Otherwise it was nothing more than a powerless common name.
Matthew and Luke tell us that the name was assigned even before birth of Jesus. So we see here a paradox. Why would a common everyday name be selected to be assigned prior to birth unless there was something else associated with that name when assigned to a person with a particular role?
In John Jesus said he performed miracles by the power of his father’s name. So a name itself has power — but not absolutely. It only has power in the hands of a rightly credentialed user. Otherwise the demons will get ya — as we see in Acts.

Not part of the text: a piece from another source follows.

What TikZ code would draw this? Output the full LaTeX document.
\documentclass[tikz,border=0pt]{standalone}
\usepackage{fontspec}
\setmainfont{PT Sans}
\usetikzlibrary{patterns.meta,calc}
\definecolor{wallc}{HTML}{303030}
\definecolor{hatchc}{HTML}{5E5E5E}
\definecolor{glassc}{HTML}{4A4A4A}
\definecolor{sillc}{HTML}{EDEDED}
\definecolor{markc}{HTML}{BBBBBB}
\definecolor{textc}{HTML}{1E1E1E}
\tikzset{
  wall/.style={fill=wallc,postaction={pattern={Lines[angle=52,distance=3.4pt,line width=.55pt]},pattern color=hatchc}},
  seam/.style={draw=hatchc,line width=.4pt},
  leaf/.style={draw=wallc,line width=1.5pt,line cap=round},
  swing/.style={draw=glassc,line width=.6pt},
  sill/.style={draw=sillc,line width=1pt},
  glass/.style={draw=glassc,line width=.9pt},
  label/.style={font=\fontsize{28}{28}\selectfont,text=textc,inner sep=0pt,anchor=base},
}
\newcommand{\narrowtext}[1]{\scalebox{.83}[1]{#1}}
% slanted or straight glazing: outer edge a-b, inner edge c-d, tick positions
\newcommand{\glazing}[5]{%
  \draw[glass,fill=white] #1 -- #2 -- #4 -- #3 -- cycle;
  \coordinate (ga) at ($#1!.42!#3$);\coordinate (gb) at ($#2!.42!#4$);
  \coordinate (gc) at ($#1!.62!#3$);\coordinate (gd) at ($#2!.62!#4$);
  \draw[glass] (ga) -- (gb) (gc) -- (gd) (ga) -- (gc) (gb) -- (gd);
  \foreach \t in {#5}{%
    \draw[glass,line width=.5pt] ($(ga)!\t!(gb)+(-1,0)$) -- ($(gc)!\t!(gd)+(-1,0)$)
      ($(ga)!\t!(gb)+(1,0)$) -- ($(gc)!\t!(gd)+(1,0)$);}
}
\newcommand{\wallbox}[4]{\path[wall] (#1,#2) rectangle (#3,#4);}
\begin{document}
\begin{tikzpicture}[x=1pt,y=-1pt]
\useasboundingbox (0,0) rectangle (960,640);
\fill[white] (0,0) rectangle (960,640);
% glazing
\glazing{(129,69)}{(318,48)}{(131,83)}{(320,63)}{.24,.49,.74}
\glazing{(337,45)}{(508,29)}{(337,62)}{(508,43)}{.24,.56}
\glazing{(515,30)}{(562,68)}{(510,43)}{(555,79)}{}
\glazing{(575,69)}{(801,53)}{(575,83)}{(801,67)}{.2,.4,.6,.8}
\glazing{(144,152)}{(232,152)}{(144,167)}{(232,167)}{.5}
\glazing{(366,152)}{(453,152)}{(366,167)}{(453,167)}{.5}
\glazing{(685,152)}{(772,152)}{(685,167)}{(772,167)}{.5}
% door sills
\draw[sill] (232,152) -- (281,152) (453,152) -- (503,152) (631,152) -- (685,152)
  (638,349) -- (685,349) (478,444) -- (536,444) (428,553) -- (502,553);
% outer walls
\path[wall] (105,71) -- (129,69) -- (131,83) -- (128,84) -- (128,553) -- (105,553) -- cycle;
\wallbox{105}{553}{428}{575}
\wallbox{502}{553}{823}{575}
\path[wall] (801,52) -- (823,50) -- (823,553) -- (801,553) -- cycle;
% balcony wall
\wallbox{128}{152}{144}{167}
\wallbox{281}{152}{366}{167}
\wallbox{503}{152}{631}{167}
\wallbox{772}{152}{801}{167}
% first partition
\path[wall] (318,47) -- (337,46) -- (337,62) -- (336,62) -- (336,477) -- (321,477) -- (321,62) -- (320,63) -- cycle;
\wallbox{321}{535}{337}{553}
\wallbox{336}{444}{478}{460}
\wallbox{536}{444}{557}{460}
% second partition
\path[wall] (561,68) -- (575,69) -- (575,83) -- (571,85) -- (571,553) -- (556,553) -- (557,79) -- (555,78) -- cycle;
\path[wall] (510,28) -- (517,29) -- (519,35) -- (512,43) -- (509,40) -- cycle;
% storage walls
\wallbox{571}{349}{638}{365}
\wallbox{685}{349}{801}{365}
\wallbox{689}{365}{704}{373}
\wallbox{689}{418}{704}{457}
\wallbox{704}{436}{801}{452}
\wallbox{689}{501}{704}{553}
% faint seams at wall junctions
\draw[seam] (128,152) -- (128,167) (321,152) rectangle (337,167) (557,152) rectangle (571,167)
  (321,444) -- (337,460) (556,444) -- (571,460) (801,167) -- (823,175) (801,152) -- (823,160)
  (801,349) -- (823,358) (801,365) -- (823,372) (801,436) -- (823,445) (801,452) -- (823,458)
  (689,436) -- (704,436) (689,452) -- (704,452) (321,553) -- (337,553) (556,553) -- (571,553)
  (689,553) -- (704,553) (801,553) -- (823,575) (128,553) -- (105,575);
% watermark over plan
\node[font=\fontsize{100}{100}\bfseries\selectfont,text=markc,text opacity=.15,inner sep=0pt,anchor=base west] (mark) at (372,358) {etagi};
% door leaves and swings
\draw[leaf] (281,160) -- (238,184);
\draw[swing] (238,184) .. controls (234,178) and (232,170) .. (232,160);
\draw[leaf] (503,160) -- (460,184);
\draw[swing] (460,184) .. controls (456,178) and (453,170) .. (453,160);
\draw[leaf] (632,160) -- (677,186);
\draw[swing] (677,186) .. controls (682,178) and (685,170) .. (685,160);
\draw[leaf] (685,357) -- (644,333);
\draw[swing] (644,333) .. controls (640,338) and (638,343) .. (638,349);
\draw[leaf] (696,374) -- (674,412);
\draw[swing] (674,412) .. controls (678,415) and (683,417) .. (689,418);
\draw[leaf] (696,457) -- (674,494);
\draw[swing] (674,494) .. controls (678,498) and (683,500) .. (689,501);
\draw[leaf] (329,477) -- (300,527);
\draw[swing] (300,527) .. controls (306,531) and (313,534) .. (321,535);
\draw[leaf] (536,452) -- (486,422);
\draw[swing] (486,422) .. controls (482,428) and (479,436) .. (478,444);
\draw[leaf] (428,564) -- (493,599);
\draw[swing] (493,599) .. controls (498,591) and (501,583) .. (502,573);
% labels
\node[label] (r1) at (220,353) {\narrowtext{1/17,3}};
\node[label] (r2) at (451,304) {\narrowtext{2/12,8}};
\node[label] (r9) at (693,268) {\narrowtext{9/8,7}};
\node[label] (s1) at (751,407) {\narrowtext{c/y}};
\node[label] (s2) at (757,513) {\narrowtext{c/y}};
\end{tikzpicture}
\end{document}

Such a paradox is addressed by John Moles, a classicist, who wrote a lengthy article arguing why such a common name as Jesus (or in Greek, Jason) could indeed, in the gospels and letters of Paul (Paul speaks of doing or saying things “in the name of Jesus”) be found to have a distinctly special power:
But it was even more than a divine name: for the early Christians the
name ‘Jesus’ was a ‘transcendental signifier’.189 The early Christians ‘knew’

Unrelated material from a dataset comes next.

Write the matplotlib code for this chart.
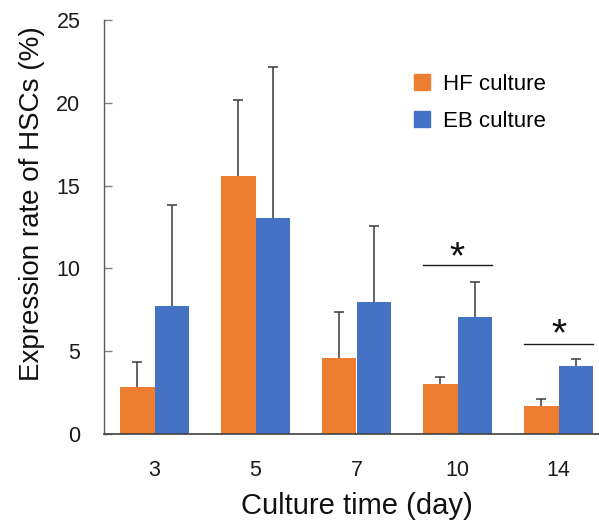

that Ἰησοῦς would ‘heal’ (and ‘save’) everything and everyone. They also
‘knew’ that the curse of Babel would finally be undone by universal acceptance,
and proclamation, of the name of Ἰησοῦς (cf. Philippians 2.9–10). ‘Jesus’
was the ‘name’ above all names; ‘Jesus’ was also the incarnate ‘word’ of
God; ‘Jesus’ was the sound that would resolve all discord. Again, the totalising
linguistic unity of ‘Jesus’ as supreme ‘name’ and ‘Jesus’ as logos generated
a religious energy and intensity quite unavailable through ‘Yahweh’ or
through Greek or Latin words for ‘G/god’.
Consequently, ‘Jesus’ had irresistible ‘healing’ power to ‘heal’ the Jews
beyond their historical rejection of him, beyond their rejection of the renewed
Jesus movement, beyond their punishment in the Jewish War, beyond
all their future rejections of him. Thus the early Christian historiographical
theodicy of the Jewish War is both like and distinctively different
from the theodicy of Josephus, Jewish historian and (eventual) supporter
All of the above observations are the more paradoxical for the very
commonness of ‘Jesus’ as a male Palestinian Jewish name. This paradox itself
requires explanation. The explanation must be that those of his followers
who accepted Jesus’ resurrection (some, of course, did not) found in it decisive
validation of his entire healing ministry.
So much for the significances of the pun on the level of meaning. But the
phenomenon also illustrates things on the level of praxis.
Not least is the effect of the sheer repetitiveness of the naming and the
associated punning: like Classical education, Jewish and Christian education
emphasised the importance of memorising tags as a way of dinning in basic
Of course, none of the above addresses the question of how that name happened to be assigned after the resurrection of this person.
For that we have Guignebert concluding that Jesus was not the name of our hero at all in his lifetime; he was assigned the name Jesus posthumously:
In other words, the name of Jesus has a peculiar power over the whole of creation, so that the spiritual beings of the world, who rule the elements and the stars, prostrate themselves at the sound of it. . . .
The most reasonable and probable explanation, if we reflect for a moment, is that the original followers of Christ, those, that is, who first recognized him as Christ, the Messiah, gave him a name which set him above humanity and expressed his divine nature. . . . .
It would be perfectly consistent with the process of “mythication” which the whole figure of Christ underwent, and which is already manifest in the Gospels. . . . . (p. 77ff)
Or as some mischievous ne’er do wells are wont to say, the man we know as Jesus wandering around healing and preaching in a pre-resurrection state was a late invention.